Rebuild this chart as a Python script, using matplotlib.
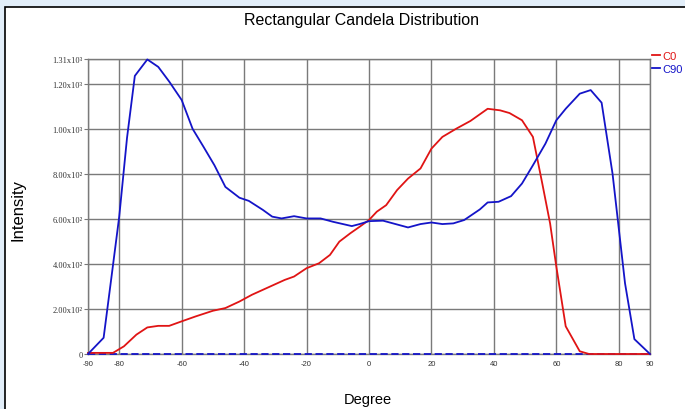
import matplotlib
matplotlib.use("Agg")
import matplotlib.pyplot as plt
from matplotlib.patches import Rectangle

# C90 (blue) - degree / candela
c90_deg = [-90, -85, -82.5, -80, -77.5, -75, -71, -67.5, -64, -60, -56.5, -53, -49.5, -46, -41.5, -38.5,
           -34, -31, -28, -24, -20, -15.5, -11.5, -5.5, -3, 0, 4.5, 8.5, 12.5, 16.5, 20, 23.5, 27, 30.5,
           35.5, 38, 41.5, 45.5, 49, 52.5, 56.5, 60, 63, 67.5, 71, 74.5, 78, 82, 85, 90]
c90_val = [0, 72, 340, 610, 960, 1235, 1308, 1275, 1210, 1128, 1000, 920, 838, 742, 694, 680,
           640, 610, 602, 612, 602, 602, 587, 568, 577, 590, 592, 577, 562, 577, 584, 577, 580, 595,
           642, 673, 676, 701, 757, 838, 934, 1038, 1089, 1156, 1172, 1116, 801, 314, 66, 0]

# C0 (red)
c0_deg = [-90, -82, -78.5, -74.5, -71, -67.5, -64, -60, -55.5, -50, -46, -41.5, -37.5, -34, -30.5, -27,
          -24, -20, -16, -12.5, -9.5, -6, -3, 0, 2.5, 5.5, 9, 12.5, 16.5, 20, 23.5, 28, 32.5, 38,
          42, 45, 49, 52.5, 55.5, 58, 60, 63, 67.5, 70.5, 90]
c0_val = [5, 5, 34, 86, 118, 125, 125, 145, 167, 192, 204, 233, 263, 285, 307, 329,
          344, 381, 403, 440, 499, 536, 565, 595, 632, 661, 728, 779, 824, 912, 964, 1001, 1035, 1089,
          1082, 1070, 1038, 964, 757, 580, 388, 123, 12, 0, 0]

base_deg = [-90, 90]
base_val = [0, 0]

y_ticks = [0, 200, 400, 600, 800, 1000, 1200, 1310]
y_labels = ["0", "2.00x10\u00b2", "4.00x10\u00b2", "6.00x10\u00b2", "8.00x10\u00b2",
            "1.00x10\u00b3", "1.20x10\u00b3", "1.31x10\u00b3"]
x_ticks = [-90, -80, -60, -40, -20, 0, 20, 40, 60, 80, 90]

plt.rcParams['font.family'] = ['Liberation Sans', 'DejaVu Sans']

fig = plt.figure(figsize=(6.85, 4.1), dpi=100)
fig.patch.set_facecolor('#e2eef9')
fig.patches.append(Rectangle((5 / 685, -0.1), 1.2, (410 - 8) / 410 + 0.1, transform=fig.transFigure,
                             facecolor='white', edgecolor='black', lw=1.2, zorder=-5))

ax = fig.add_axes([88 / 685, 55 / 410, 562 / 685, 295 / 410])
ax.set_zorder(2)
ax.set_facecolor('white')

ax.plot(base_deg, base_val, color='#1414c8', lw=1.3, ls=(0, (4, 2)), zorder=3, clip_on=False)
ax.plot(c0_deg, c0_val, color='#e01414', lw=1.3, zorder=4, label='C0', clip_on=False)
ax.plot(c90_deg, c90_val, color='#1414c8', lw=1.3, zorder=5, label='C90', clip_on=False)

ax.set_xlim(-90, 90)
ax.set_ylim(0, 1310)
ax.set_xticks(x_ticks)
ax.set_xticklabels([str(t) for t in x_ticks], fontsize=5.5, color='#333333')
ax.set_yticks(y_ticks)
ax.set_yticklabels(y_labels, fontsize=6, color='#333333', family='Liberation Serif')
ax.tick_params(axis='y', length=3, width=0.8, color='#777777', pad=1)
ax.tick_params(axis='x', length=0, pad=4)
ax.grid(True, color='#7a7a7a', lw=1.0)
for s in ax.spines.values():
    s.set_color('#7a7a7a')
    s.set_linewidth(1.0)

fig.text(362 / 685, 1 - 20 / 410, "Rectangular Candela Distribution", ha='center', va='center', fontsize=11.5)
fig.text(18 / 685, 1 - 210 / 410, "Intensity", ha='center', va='center', rotation=90, fontsize=12)
fig.text(368 / 685, 1 - 400 / 410, "Degree", ha='center', va='center', fontsize=10.5)

leg = ax.legend(loc='upper left', bbox_to_anchor=(1.0, 1.035), frameon=False, handlelength=0.7,
                handletextpad=0.2, borderaxespad=0.1, borderpad=0.1, labelspacing=0.25, fontsize=8,
                labelcolor='linecolor')

fig.savefig("out.png", dpi=100, facecolor=fig.get_facecolor())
----------------------------------------
Exercise instructions: Print, exactly as written, the lines above from the first one to the one containing "from matplotlib.patches import Rectangle". Leave out pictures.

Exercise result:
Rebuild this chart as a Python script, using matplotlib.
import matplotlib
matplotlib.use("Agg")
import matplotlib.pyplot as plt
from matplotlib.patches import Rectangle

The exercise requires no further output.